Wednesday, October 15, 2008

math.

Co robię? Siedzę i głowię się na zadaniami z matematyki.
Matematyka nie jest straszna. Jest tylko... dość skomplikowana ;P Wystarczy zrozumieć, co, jak i dlaczego, a wszystko będzie możliwe do rozwiązania; każde na pozór trudne zadanie. Dużą rolę w owej dziedzinie odgrywa teoria. Dzięki niej, nawet przy nieznajomości niektórych wzorów, potrafimy sobie pomóc, pamiętając odpowiednią regułę. Tak to już jest i - jak to mówią - matematyką matką nauk ;) Choć ja niekoniecznie zgadzam się z tym stwierdzeniem. Dla mnie główną rolę odgrywały, odgrywają i zawsze odgrywać będą nauki i dziedziny humanistyczne. Ot! taka już ze mnie humanistka ;)
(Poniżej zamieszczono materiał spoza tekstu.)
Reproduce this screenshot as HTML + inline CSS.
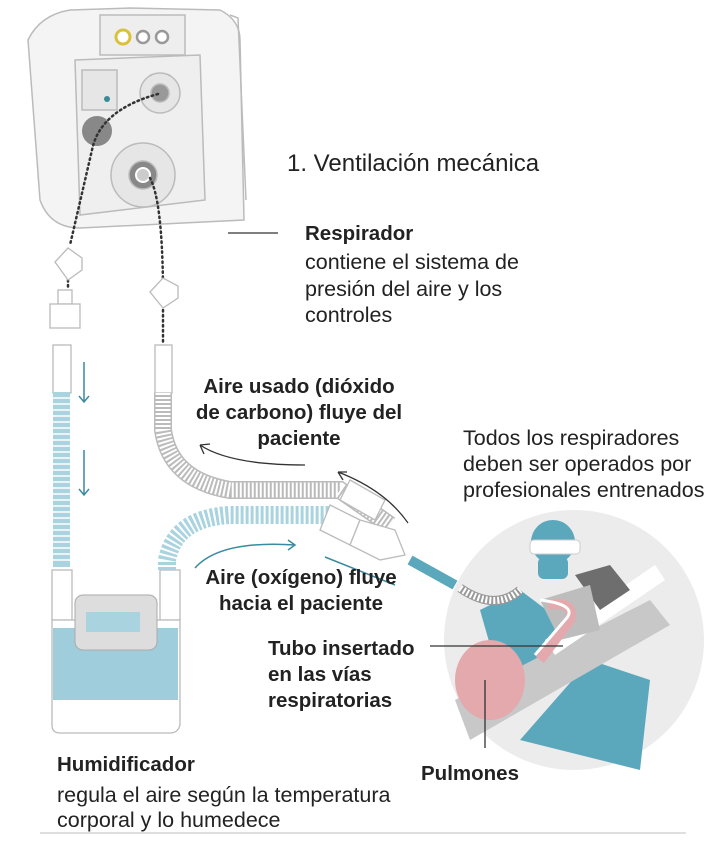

A propos, dziedzin humanistycznych...
Pora, abym zabrała się za wykonanie broszury na język polski(patrz: warsztaty dziennikarskie).
Roboty coniemiara, ale nie ma się co łamać. Przede mną jeszcze cztery błogie dni siedzenia w domu ;P Echh... ;/ A może aż cztery?